Margate government settling into new home at old school
Public works is moving into the art room, City Commission meets in the gym, and city commissioners have their office in an old kindergarten.
It’s all part of the quick turnaround of Margate’s municipal government from storm-damaged City Hall to the closed Union Avenue School after Hurricane Sandy — and the move may turn out to be permanent.
“We haven’t begun to look at that yet,” said Mayor Mike Becker. “We’re waiting for reports from the engineer and architect to see what will happen with City Hall. When we get that information, we’ll discuss a long-term plan. … Everything will be considered as we move forward.”
While that happens, city workers are getting used to their new digs.
The Tax Office is set up in what was once the reception area for the school, which closed in 2010. For the moment, an old cubbyhole has been placed partially across an open door to create a makeshift window and table.
“Considering the circumstances, it went very smoothly,” said Tara Mazza, who is in charge of accounts payable. “Public works and the contractors were fabulous.”
“And the taxpayers are happy we’re here,” said Deputy Tax Collector Linda Morgan. “There are more parking spaces available. And it’s away from the hustle and bustle of Washington Avenue.”
The City Hall building at Ventnor and Washington avenues didn’t seem to have been too damaged by water in the first few days after Sandy made landfall on Monday, Oct. 29, getting just a few inches inside. But by Thursday, “the place was already beginning to smell,” said City Clerk Tom Hiltner. “That’s just how it starts, the process of mold and mildew.”
Hiltner, Emergency Management Coordinator Jerry Greenberg and Code Enforcement Officer Jim Galantino decided they couldn’t stay there, and by Friday — after getting cooperation from the Board of Education — they began moving to Union Avenue.
“We started moving everything,” Hiltner said. “And that was just the beginning of the process. Over Friday, Saturday, Sunday, we got everything physically moved in three days.”
By that Monday, the day before the election — for which the school also served as a polling place in lieu of City Hall — “by the most part, we were up and running,” Hiltner said.
The building itself was in “pristine condition,” he said, even after being closed for more than two years. But there were still infrastructure issues with phone and internet that had to be dealt with, and Verizon was understandably swamped locally — a waterlogged mobile station in Ventnor being just one of their problems.
So “IT guy” Fred Verna worked out a system to forward all calls to different cell phones in each office.
“And that was the key,” Hiltner said. “By Wednesday, we had phones.”

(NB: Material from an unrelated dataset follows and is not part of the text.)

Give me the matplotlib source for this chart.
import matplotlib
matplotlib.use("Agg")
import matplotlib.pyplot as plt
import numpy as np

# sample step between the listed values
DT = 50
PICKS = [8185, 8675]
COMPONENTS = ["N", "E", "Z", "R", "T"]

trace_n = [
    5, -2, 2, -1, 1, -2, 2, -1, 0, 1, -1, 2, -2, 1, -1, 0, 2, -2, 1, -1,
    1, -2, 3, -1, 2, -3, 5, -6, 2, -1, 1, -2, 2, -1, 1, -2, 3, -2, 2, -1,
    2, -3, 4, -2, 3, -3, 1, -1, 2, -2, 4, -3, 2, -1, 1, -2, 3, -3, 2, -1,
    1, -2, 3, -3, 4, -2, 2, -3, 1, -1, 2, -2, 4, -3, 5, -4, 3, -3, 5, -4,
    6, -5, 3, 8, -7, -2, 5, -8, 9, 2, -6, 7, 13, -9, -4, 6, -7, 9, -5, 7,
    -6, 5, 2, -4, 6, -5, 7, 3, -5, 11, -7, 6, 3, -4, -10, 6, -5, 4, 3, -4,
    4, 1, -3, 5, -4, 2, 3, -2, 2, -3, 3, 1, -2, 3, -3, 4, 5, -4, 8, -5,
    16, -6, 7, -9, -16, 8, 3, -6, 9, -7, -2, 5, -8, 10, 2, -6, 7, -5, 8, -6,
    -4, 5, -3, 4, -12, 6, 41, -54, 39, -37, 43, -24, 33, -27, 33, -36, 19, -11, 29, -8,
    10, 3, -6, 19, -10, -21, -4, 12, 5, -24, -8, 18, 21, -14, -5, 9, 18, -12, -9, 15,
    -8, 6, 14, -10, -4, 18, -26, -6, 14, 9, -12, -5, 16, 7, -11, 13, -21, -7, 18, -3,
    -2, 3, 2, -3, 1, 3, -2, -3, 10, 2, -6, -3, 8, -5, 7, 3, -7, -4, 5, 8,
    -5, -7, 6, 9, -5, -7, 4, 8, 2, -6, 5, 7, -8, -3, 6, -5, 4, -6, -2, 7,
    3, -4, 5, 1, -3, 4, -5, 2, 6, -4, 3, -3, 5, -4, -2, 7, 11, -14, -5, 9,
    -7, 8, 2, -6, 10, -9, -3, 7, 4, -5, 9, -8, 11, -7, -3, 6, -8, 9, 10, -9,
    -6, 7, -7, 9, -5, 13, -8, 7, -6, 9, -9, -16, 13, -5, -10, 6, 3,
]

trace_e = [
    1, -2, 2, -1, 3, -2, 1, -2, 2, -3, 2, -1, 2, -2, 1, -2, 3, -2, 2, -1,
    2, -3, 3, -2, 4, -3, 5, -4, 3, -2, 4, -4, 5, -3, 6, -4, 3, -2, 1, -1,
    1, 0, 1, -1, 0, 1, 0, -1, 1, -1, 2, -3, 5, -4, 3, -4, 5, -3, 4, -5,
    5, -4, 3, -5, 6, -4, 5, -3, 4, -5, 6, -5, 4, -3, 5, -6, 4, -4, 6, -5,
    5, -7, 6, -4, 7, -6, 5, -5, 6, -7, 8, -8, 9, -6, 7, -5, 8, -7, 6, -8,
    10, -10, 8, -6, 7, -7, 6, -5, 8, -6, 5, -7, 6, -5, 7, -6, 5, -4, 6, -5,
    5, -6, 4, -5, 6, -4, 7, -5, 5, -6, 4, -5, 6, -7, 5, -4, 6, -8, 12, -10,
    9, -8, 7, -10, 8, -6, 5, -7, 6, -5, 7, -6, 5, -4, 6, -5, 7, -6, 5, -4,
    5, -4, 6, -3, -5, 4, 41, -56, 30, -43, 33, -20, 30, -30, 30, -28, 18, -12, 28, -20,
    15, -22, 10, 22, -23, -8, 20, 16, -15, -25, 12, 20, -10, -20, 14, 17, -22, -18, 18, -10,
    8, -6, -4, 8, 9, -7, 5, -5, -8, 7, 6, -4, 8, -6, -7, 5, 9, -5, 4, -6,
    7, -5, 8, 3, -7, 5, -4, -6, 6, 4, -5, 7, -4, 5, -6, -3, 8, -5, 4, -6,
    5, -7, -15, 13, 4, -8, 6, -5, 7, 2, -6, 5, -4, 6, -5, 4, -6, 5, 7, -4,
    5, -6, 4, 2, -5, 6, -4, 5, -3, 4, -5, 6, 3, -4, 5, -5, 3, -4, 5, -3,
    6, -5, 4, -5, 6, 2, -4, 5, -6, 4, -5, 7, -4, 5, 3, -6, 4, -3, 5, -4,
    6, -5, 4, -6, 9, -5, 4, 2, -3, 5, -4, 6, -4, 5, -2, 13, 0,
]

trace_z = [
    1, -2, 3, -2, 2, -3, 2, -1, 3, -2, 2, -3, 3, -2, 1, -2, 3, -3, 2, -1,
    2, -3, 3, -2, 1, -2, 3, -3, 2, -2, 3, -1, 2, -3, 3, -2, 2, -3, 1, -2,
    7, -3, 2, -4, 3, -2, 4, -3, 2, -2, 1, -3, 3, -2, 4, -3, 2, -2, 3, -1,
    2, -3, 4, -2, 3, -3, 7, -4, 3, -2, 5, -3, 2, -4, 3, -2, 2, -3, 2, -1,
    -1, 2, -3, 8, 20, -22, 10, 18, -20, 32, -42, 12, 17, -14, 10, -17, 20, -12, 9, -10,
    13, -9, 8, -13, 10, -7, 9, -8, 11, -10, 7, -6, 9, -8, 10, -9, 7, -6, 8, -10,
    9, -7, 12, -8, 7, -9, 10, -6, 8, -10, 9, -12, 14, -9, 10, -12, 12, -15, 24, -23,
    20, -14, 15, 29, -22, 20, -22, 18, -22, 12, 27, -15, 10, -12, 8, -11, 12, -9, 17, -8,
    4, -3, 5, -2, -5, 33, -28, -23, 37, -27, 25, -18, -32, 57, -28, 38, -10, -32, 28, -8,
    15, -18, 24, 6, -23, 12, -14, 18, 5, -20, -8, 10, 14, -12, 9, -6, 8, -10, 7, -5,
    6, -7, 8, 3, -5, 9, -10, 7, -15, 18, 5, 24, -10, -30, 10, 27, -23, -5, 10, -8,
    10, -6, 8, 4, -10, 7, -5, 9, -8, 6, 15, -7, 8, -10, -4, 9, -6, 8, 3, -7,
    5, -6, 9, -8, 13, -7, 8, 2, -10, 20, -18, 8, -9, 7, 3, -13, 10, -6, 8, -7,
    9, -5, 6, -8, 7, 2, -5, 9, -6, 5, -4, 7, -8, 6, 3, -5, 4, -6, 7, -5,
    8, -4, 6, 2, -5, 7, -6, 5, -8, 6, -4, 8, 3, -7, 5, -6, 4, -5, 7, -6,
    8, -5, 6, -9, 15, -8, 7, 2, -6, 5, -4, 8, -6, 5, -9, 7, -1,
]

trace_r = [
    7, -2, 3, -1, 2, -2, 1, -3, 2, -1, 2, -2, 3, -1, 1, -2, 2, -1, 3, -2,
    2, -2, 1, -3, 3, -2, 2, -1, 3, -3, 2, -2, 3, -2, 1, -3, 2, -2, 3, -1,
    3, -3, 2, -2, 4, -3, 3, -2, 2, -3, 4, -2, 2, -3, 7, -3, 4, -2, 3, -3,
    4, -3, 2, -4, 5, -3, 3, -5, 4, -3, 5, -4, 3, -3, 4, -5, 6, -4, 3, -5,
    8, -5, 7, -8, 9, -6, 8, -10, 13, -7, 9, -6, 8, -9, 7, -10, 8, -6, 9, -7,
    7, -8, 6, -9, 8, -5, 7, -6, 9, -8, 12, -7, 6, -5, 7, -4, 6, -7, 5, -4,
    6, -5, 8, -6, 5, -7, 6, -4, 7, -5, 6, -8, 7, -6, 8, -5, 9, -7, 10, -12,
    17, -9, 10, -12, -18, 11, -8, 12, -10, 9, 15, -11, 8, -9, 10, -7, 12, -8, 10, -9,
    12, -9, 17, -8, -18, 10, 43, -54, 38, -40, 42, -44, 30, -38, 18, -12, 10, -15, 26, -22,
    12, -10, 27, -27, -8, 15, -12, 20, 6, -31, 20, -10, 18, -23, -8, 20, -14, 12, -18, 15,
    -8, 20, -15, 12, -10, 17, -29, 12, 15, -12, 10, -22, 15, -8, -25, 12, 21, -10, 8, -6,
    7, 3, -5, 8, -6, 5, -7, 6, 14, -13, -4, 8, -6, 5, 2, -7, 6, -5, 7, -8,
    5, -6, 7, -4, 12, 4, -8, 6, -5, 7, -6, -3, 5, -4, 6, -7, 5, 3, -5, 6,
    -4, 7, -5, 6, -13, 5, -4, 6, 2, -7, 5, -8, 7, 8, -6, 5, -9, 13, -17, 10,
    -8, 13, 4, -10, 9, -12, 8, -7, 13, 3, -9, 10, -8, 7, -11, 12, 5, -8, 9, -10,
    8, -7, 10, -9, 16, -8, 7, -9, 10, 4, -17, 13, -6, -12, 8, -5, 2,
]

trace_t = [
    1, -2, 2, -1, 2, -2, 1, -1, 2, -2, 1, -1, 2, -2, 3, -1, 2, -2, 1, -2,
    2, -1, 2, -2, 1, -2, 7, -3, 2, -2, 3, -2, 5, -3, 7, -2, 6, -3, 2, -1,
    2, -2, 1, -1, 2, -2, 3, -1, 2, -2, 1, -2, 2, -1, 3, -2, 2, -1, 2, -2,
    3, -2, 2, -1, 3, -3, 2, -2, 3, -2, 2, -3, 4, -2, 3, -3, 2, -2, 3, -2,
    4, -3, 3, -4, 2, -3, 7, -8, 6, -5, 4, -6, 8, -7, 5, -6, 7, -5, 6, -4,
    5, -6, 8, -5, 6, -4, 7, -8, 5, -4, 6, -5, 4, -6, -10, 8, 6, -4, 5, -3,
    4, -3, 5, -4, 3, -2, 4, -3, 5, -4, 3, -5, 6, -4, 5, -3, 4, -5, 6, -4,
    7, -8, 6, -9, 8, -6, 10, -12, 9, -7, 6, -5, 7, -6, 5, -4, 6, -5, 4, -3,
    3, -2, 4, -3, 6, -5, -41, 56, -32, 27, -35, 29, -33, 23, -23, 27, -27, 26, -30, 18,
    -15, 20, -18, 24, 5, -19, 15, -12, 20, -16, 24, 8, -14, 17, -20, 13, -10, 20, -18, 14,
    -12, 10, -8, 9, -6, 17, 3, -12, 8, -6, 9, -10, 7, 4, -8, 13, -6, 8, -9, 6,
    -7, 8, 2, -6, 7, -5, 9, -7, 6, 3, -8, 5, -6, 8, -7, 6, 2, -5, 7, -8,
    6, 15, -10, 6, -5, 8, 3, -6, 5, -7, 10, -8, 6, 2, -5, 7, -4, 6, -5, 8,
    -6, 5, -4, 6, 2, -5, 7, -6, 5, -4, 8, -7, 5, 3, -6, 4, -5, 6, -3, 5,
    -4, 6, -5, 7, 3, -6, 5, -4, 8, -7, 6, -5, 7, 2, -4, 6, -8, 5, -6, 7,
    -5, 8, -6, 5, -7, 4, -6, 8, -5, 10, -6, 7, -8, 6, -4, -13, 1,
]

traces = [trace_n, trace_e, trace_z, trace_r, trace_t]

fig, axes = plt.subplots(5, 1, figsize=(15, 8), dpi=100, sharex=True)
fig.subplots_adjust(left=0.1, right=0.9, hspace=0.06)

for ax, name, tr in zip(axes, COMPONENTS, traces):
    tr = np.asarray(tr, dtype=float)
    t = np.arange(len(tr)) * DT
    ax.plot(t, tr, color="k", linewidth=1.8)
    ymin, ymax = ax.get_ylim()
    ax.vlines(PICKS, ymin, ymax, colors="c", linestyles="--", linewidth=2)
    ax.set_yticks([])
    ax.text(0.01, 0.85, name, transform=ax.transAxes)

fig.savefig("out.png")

In the meantime, the last of the City Hall materials were being brought over, including tax assessor files — which in a building that had no working elevators, couldn’t be brought over in their fireproof, concrete, 1,000-pound containers, but bit by bit in smaller boxes.
The latest office to move over was the Municipal Court, which took longer because all court offices must meet stringent security requirements. A bulletproof glass window had to be installed in the school’s wall, and late last week the concrete around it looked fresh.
“We were in Longport,” and Monday was our first day back here,” said Deputy Court Administrator Deanna Krupp. “There’s still some work that needs to be done.”
Public works, which also saw its offices damaged by water, is scheduled to move into the art room, with a wall to be knocked down to expand into the technology room. The Construction Department, which had a lease about to expire, is also expected to move in.
The process of transferring the deed and title is already under way, and if the city does move in permanently, it has to begin to make the structure, with its many stepped entrances, ADA-compliant. Getting to the bathrooms is also a bit of a trek, with signs in place to guide people through a back hallway.
But for the most part, the building already feels like they’ve been there for years.
“I’m not patting ourselves on the back, but the move we made in two to three days, it was a Herculean effort,” Hiltner said. “To be ready that Monday morning for the taxpayers was a huge team effort.”
In the end, it’s definitely an improvement over the flooded City Hall in one respect. The school, long used as a parking lot for residents and city vehicles during storms, sits at the highest point in the city of Margate.